Tax administrations adopting the simplified approach to low¬value-adding intra-group services set out in this section may include an appropriate threshold to enable them to review the simplified approach in cases where the threshold is exceeded. Such a threshold might, for example, be based on fixed financial ratios of the recipient party (e.g. proportion of intra-group services costs to total costs or turnover or pre-intra-group service charge profit) or be determined by reference to a group-wide ratio of total service costs to turnover of the MNE group or some other appropriate measure. Where such a threshold is adopted, the tax administration would not be obliged to accept the simplified approach if the level of low-value¬adding intra-group service fees exceeds the threshold and may require a full functional analysis and comparability analysis including the application of the benefits test to specific service charges.

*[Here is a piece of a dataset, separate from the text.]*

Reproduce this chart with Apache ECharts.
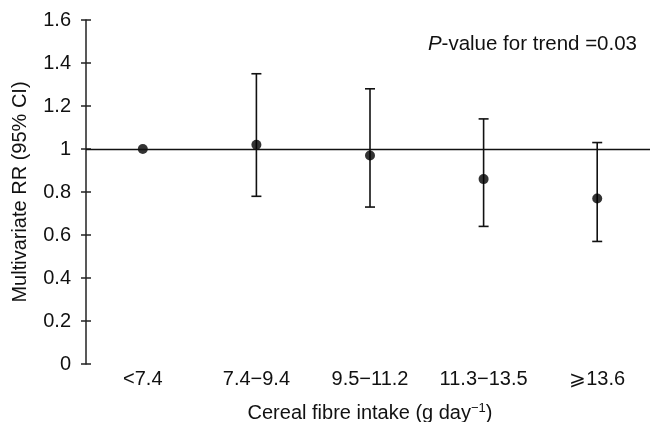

An MNE group electing for application of this simplified methodology shall prepare the following information and documentation and make it available upon request to the tax administration of any entity within the group either making or receiving a payment for low value-adding intra-group services. A description of the categories of low value-adding intra-group services provided; the identity of the beneficiaries; the reasons justifying that each category of services constitute low value-adding intra-group services within the definition set out in Section D. 1; the rationale for the provision of services within the context of the business of the MNE; a description of the benefits or expected benefits of each category of services; a description of the selected allocation keys and the reasons justifying that such allocation keys produce outcomes that reasonably reflect the benefits received, and confirmation of the mark-up applied; Written contracts or agreements for the provision of services and any modifications to those contracts and agreements reflecting the agreement of the various members of the group to be bound by the allocation rules of this section. Such written contracts or agreements could take the form of a contemporaneous document identifying the entities involved, the nature of the services, and the terms and conditions under which the services are provided; Documentation and calculations showing the determination of the cost pool as described in Section D.2.2, and of the mark-up applied thereon, in particular a detailed listing of all categories and amounts of relevant costs, including costs of any services provided solely to one group member; Calculations showing the application of the specified allocation keys.
The levying of withholding taxes on the provision of low value-adding intra-group services can prevent the service provider recovering the totality of the costs incurred for rendering the services. When a profit element or mark-up is included in the charge of the services, tax administrations levying withholding tax are encouraged to apply it only to the amount of that profit element or mark-up.